Date of Conferral
Counselor Education and Supervision
Corinne W. Bridges
Counselor education and supervision (CES) faculty members are responsible for adequately preparing counselors-in-training (CIT) for their work with diverse populations. Current literature explains traditional multicultural counseling education in this way; however, little research is available exploring faculty members' personal and professional experiences with intersectionality and how those experiences contribute to their pedagogy. In this dissertation, CES faculty members' experiences with intersectionality theory and how they could use this theory in their multicultural pedagogy were explored.
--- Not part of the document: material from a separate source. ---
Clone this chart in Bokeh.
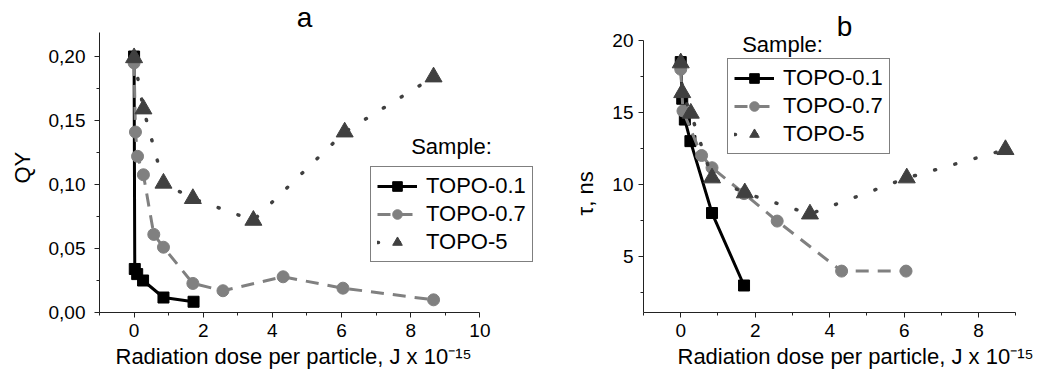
from bokeh.plotting import figure
from bokeh.models import Range1d, FixedTicker, Legend, LegendItem, Label, Title
from bokeh.layouts import row
from bokeh.embed import file_html
from bokeh.resources import INLINE

FONT = "Liberation Sans"

# ---------------- data: panel a (QY) ----------------
dose_a_01 = [0.0, 0.02, 0.09, 0.26, 0.85, 1.72]
qy_01 = [0.200, 0.034, 0.030, 0.025, 0.0117, 0.0084]

dose_a_07 = [0.0, 0.04, 0.10, 0.27, 0.57, 0.85, 1.70, 2.57, 4.31, 6.04, 8.66]
qy_07 = [0.195, 0.141, 0.122, 0.1076, 0.061, 0.051, 0.0227, 0.017, 0.0279, 0.019, 0.0099]

dose_a_5 = [0.0, 0.27, 0.85, 1.70, 3.45, 6.09, 8.66]
qy_5 = [0.199, 0.159, 0.101, 0.089, 0.072, 0.141, 0.184]

# ---------------- data: panel b (tau, ns) ----------------
dose_b_01 = [0.0, 0.04, 0.11, 0.26, 0.84, 1.70]
tau_01 = [18.5, 15.95, 14.5, 13.0, 8.0, 2.96]

dose_b_07 = [0.0, 0.06, 0.56, 0.84, 1.70, 2.59, 4.32, 6.05]
tau_07 = [18.0, 15.1, 12.0, 11.15, 9.35, 7.44, 3.96, 3.96]

dose_b_5 = [0.0, 0.04, 0.27, 0.84, 1.72, 3.47, 6.07, 8.72]
tau_5 = [18.44, 16.37, 14.94, 10.44, 9.40, 7.93, 10.44, 12.41]

series_names = ["TOPO-0.1", "TOPO-0.7", "TOPO-5"]

# ---------------- ticks ----------------
a_xticks = [0, 2, 4, 6, 8, 10]
a_xminor = [-1, 1, 3, 5, 7, 9]
a_yticks = [0.0, 0.05, 0.10, 0.15, 0.20]
a_ylabels = ["0,00", "0,05", "0,10", "0,15", "0,20"]
a_yminor = [0.025, 0.075, 0.125, 0.175]

b_xticks = [0, 2, 4, 6, 8]
b_xminor = [-1, 1, 3, 5, 7, 9]
b_yticks = [5, 10, 15, 20]
b_yminor = [2.5, 7.5, 12.5, 17.5]

x_title = "Radiation dose per particle, J x 10\u207b\u00b9\u2075"

AXIS_COLOR = "#222222"
BLACK = "#000000"
GRAY = "#808080"
DARK = "#404040"


def style_axes(p, xt, xm, yt, ym, xb, yb, ystand):
    p.grid.visible = False
    p.outline_line_color = None
    p.background_fill_color = "white"
    p.border_fill_color = "white"
    p.xaxis.ticker = FixedTicker(ticks=xt, minor_ticks=xm)
    p.yaxis.ticker = FixedTicker(ticks=yt, minor_ticks=ym)
    p.xaxis[0].bounds = xb
    p.yaxis[0].bounds = yb
    for ax in (p.xaxis[0], p.yaxis[0]):
        ax.axis_line_color = AXIS_COLOR
        ax.axis_line_width = 1
        ax.major_tick_line_color = AXIS_COLOR
        ax.minor_tick_line_color = AXIS_COLOR
        ax.major_tick_in = 0
        ax.minor_tick_in = 0
        ax.major_tick_out = 5
        ax.minor_tick_out = 3
        ax.major_label_text_font = FONT
        ax.major_label_text_font_size = "19px"
        ax.major_label_text_color = BLACK
    p.xaxis[0].major_label_standoff = 6
    p.yaxis[0].major_label_standoff = ystand


def side_title(p, side, label, offset, standoff):
    t = Title(text=label, align="left", offset=offset, standoff=standoff,
              vertical_align="top", text_font=FONT, text_font_size="22px",
              text_font_style="normal", text_color=BLACK)
    p.add_layout(t, side)


def add_series(p, xs, ys):
    (x1, y1), (x2, y2), (x3, y3) = list(zip(xs, ys))
    l1 = p.line(x1, y1, line_color=BLACK, line_width=3)
    s1 = p.scatter(x1, y1, marker="square", size=11, fill_color=BLACK, line_color=BLACK)
    l2 = p.line(x2, y2, line_color=GRAY, line_width=3, line_dash="13 9")
    s2 = p.scatter(x2, y2, marker="circle", size=12, fill_color=GRAY, line_color=GRAY)
    l3 = p.line(x3, y3, line_color=DARK, line_width=3.5, line_dash="1 20", line_cap="round")
    s3 = p.scatter(x3, y3, marker="triangle", size=17, fill_color=DARK, line_color=DARK)
    return [[l1, s1], [l2, s2], [l3, s3]]


def add_legend(p, rends, loc):
    items = [LegendItem(label=n, renderers=r) for n, r in zip(series_names, rends)]
    lg = Legend(items=items, location=loc, orientation="vertical",
                label_text_font=FONT, label_text_font_size="22px", label_text_color=BLACK,
                glyph_width=40, glyph_height=24, label_height=24, label_standoff=9,
                spacing=2, padding=6, margin=0,
                border_line_color=BLACK, border_line_width=1,
                background_fill_color="white", background_fill_alpha=1.0)
    p.add_layout(lg)


def text(p, x, y, s, size, align="left"):
    p.add_layout(Label(x=x, y=y, text=s, text_font=FONT, text_font_size=size,
                       text_color=BLACK, text_align=align, text_baseline="alphabetic"))


# ---------------- panel a ----------------
p1 = figure(width=560, height=375, x_range=Range1d(-1, 12.331), y_range=Range1d(0, 0.24375),
            output_backend="svg", toolbar_location=None,
            min_border_left=97, min_border_right=0, min_border_top=0, min_border_bottom=63)
style_axes(p1, a_xticks, a_xminor, a_yticks, a_yminor, (-1, 10), (0, 0.219), 9)
p1.yaxis[0].major_label_overrides = dict(zip(a_yticks, a_ylabels))
side_title(p1, "below", x_title, 16, 8)
side_title(p1, "left", "QY", 129, 18)
ra = add_series(p1, [dose_a_01, dose_a_07, dose_a_5], [qy_01, qy_07, qy_5])
add_legend(p1, ra, (271, 50))
text(p1, 4.93, 0.2305, "a", "28px", align="center")
text(p1, 8.012, 0.1298, "Sample:", "22px")

# ---------------- panel b ----------------
p2 = figure(width=480, height=375, x_range=Range1d(-1, 9.661), y_range=Range1d(1.081, 22.782),
            output_backend="svg", toolbar_location=None,
            min_border_left=83, min_border_right=0, min_border_top=0, min_border_bottom=63)
style_axes(p2, b_xticks, b_xminor, b_yticks, b_yminor, (-1, 9), (1.081, 20), 5)
side_title(p2, "below", x_title, 34, 8)
side_title(p2, "left", "\u03c4, ns", 97, 19)
rb = add_series(p2, [dose_b_01, dose_b_07, dose_b_5], [tau_01, tau_07, tau_5])
add_legend(p2, rb, (84, 158))
text(p2, 4.397, 20.974, "b", "28px", align="center")
text(p2, 1.650, 19.708, "Sample:", "22px")

layout = row(p1, p2)
open("out.html", "w").write(file_html(layout, INLINE))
Research questions exploring CES faculty use of intersectionality in their multicultural coursework, how their personal experiences contribute to their pedagogy, and their experiences with privilege and oppression were used to guide the study. The method of inquiry used to collect and analyze data was heuristic in nature due to the focus on contextual experiences of the participants as well as the researcher. The results showed how 7 CES faculty members' personal and professional experiences influence their incorporation of intersectionality in their multicultural pedagogy. There were for themes identified in this study: Privilege and Oppression and the use of Intersectionality in Pedagogy, Intentionality and Responsibility to the Students, and Intersectionality for Empowerment and Building Bridges in the Classroom. Based on the themes and findings, the current study could lead to change regarding how multicultural issues are taught and supervised by CES faculty members at CACREP accredited institutions.